One thing we did all summer long after graduation was to “cruise.” Younger readers might not exactly understand this activity, since it seems so lame, but essentially, we drove around in big circles, showing off something – how cool we were, how much cooler we were, how much cooler we were than (insert other kinds of people like “goat ropers” or “proud crowd”), and, in the case of the people I cruised with, how cool their cars were.
I recently watched a video on a YouTube channel called Audit the Audit, which is about “the right and wrong of police interactions.”
The video that prompted this entry (link) was one about police detaining a group of young people because one of them shouted “f*ck the police” at them from the passenger side of their vehicle.
A nearly identical event happened to me in 1981: I was riding in a vehicle with two other teenagers when one of them spotted a cop and called “OINK!” as loud as he could from the passenger window.
The police weren’t very happy hearing that, and immediately pulled us over. I understand now, as an adult, why this is so offensive, but at that time in my life, steered by the influence of kids with too much money and huge egos, it felt rebellious and event righteous.
The police called us back behind the car one at a time, and I was first. They asked me who yelled at them, and I told them it was my friend in the back seat. Our driver was next, and he also told them it was our back-seater.
The kid who oinked was back there along time, and the driver and I heard raised police voices. When he came back to the car and the police told us we could go, he was visibly shaken, and told us it was because he recognized the officer as one who had allegedly shot a teenager while working as deputy in a nearby small town.

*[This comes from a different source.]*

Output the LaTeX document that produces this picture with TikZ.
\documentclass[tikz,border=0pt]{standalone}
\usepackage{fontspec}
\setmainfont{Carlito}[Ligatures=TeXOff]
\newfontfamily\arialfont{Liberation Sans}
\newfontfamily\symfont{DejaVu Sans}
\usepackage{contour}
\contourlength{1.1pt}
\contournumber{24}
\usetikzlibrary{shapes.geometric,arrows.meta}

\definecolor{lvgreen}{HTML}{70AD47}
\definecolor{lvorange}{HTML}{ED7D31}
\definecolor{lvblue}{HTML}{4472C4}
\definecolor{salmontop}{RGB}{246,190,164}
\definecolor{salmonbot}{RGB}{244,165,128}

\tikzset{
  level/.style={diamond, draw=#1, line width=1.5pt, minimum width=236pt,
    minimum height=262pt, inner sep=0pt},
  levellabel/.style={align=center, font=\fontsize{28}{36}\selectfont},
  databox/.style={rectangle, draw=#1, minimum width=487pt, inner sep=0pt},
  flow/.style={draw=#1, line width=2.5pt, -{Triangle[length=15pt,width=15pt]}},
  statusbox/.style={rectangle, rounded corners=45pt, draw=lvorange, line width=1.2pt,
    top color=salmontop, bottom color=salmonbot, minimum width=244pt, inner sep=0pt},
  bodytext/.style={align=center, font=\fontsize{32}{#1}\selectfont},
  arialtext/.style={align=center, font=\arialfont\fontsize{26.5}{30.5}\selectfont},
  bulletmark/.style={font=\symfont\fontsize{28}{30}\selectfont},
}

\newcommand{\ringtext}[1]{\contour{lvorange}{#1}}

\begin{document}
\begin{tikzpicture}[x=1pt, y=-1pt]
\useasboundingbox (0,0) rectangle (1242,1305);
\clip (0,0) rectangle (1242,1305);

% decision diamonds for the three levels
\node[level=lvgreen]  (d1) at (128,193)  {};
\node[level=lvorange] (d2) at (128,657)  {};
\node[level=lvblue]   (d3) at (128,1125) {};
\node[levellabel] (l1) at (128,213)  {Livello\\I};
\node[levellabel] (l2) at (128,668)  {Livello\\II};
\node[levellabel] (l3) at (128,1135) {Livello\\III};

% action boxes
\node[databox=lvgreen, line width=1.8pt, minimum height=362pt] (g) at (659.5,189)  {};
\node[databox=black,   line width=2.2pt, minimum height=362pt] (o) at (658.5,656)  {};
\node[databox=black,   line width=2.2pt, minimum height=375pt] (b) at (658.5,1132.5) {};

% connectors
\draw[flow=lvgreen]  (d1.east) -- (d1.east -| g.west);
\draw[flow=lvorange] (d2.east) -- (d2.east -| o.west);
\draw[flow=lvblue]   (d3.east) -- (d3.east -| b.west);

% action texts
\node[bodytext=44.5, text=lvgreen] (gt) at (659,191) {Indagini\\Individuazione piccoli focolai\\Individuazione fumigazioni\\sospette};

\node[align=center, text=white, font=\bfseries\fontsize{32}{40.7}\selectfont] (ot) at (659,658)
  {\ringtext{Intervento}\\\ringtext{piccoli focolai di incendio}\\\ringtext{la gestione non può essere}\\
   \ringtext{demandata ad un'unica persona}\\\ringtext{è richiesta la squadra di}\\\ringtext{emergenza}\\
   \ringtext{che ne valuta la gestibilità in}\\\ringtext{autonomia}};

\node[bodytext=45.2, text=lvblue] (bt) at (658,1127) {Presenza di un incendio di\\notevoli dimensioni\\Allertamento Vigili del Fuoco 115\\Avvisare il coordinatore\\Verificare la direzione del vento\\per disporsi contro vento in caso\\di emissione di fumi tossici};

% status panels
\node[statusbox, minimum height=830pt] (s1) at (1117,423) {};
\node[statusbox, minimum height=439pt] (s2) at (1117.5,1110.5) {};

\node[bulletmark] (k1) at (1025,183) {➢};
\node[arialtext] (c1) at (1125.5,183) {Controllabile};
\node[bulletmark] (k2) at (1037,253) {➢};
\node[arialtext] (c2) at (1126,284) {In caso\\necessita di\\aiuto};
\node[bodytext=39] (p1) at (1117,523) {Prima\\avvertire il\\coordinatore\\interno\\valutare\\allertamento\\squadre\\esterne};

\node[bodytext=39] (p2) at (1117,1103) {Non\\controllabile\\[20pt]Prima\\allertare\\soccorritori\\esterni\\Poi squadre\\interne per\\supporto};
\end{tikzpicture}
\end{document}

I thought of this encounter and similar ones from my youth after watching the Audit the Audit video, which concluded that the police officer in the video, who was fired from the force after the incident, acted wrongly, and that criticism of the police, even vulgar, puerile criticism, is a right protected by the Constitution.
Sidebar: this is a separate entry I have been holding for a few years, but it seems connected to this item in many ways…

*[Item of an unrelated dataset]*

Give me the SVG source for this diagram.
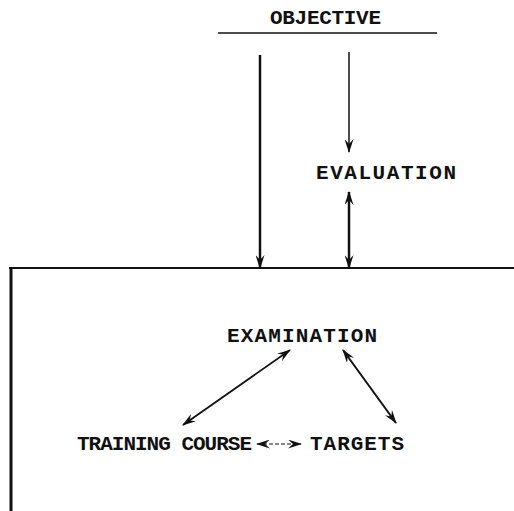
<svg xmlns="http://www.w3.org/2000/svg" width="514" height="511" viewBox="0 0 514 511">
<style>
.t{font-family:"Liberation Mono","DejaVu Sans Mono",monospace;font-weight:bold;font-size:21px;fill:#111}
.l{stroke:#111;fill:none;stroke-linecap:butt}
</style>
<defs>
<marker id="ah" viewBox="0 0 14 9" refX="13" refY="4.5" markerWidth="14" markerHeight="9" markerUnits="userSpaceOnUse" orient="auto-start-reverse">
<path d="M0,0 L14,4.5 L0,9 L5,4.5 Z" fill="#111"/>
</marker>
</defs>
<rect width="514" height="511" fill="#fff"/>
<g id="objective">
<text class="t" x="270" y="24" textLength="111" lengthAdjust="spacing">OBJECTIVE</text>
<line class="l" x1="218" y1="33" x2="437" y2="33" stroke-width="1.5"/>
</g>
<g id="evaluation">
<text class="t" x="316" y="179" textLength="140" lengthAdjust="spacing">EVALUATION</text>
</g>
<g id="system">
<line class="l" x1="9" y1="268" x2="514" y2="268" stroke-width="2"/>
<line class="l" x1="11" y1="267" x2="11" y2="511" stroke-width="3"/>
</g>
<g id="examination">
<text class="t" x="227" y="342" textLength="150" lengthAdjust="spacing">EXAMINATION</text>
</g>
<g id="training-course">
<text class="t" x="77" y="450" textLength="175" lengthAdjust="spacing">TRAINING COURSE</text>
</g>
<g id="targets">
<text class="t" x="310" y="450" textLength="94" lengthAdjust="spacing">TARGETS</text>
</g>
<g id="connectors">
<line class="l" x1="260" y1="55" x2="260" y2="268" stroke-width="2.5" marker-end="url(#ah)"/>
<line class="l" x1="349" y1="52" x2="349" y2="152" stroke-width="1.5" marker-end="url(#ah)"/>
<line class="l" x1="349" y1="192" x2="349" y2="268" stroke-width="2.5" marker-start="url(#ah)" marker-end="url(#ah)"/>
<line class="l" x1="183" y1="425" x2="290" y2="350" stroke-width="1.8" marker-start="url(#ah)" marker-end="url(#ah)"/>
<line class="l" x1="343" y1="350" x2="396" y2="423" stroke-width="2" marker-start="url(#ah)" marker-end="url(#ah)"/>
<line class="l" x1="257" y1="444" x2="301" y2="444" stroke-width="1.2" stroke-dasharray="4 2" marker-start="url(#ah)" marker-end="url(#ah)"/>
</g>
</svg>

I took up with the wrong people in late high school and college, not by virtue of them ruining my life or getting me in trouble, but because they were assholes.
- J, who moved into my dorm room by trading with my assigned roommate while I was away, without asking me, was something of a sadist, took pleasure in making people look foolish, and constantly made fun of music I liked even though I never asked him to listen to it.
- A, who set some sort of “trap” to find out if I’d been sleeping in J’s bed, which I had not, and took great pleasure in accusing me of it.
- On the first day of my sophomore year, A and C brought a dog to our room while I was away, and asked me if they could keep him. When I said no, A said, “See, I told you so.” No you can’t keep a dog in student housing, you four year old.
- C and J once accidentally skipped the check at a popular Mexican restaurant, and upon discovering how it happened, repeatedly skipped the check in the same fashion.
- C kept a pistol in his car, and routinely parked in the tow-away zone. Once he fell asleep and his car was towed. About to be arrested for illegal possession of a firearm on campus, his father intervened, possibly with a bribe, to make the charges go away. C had the gun in his car as soon as it was returned to him.
- C and J made it the duty of passengers to throw any fast food packaging onto the road from the moving vehicle without regard for littering in any way.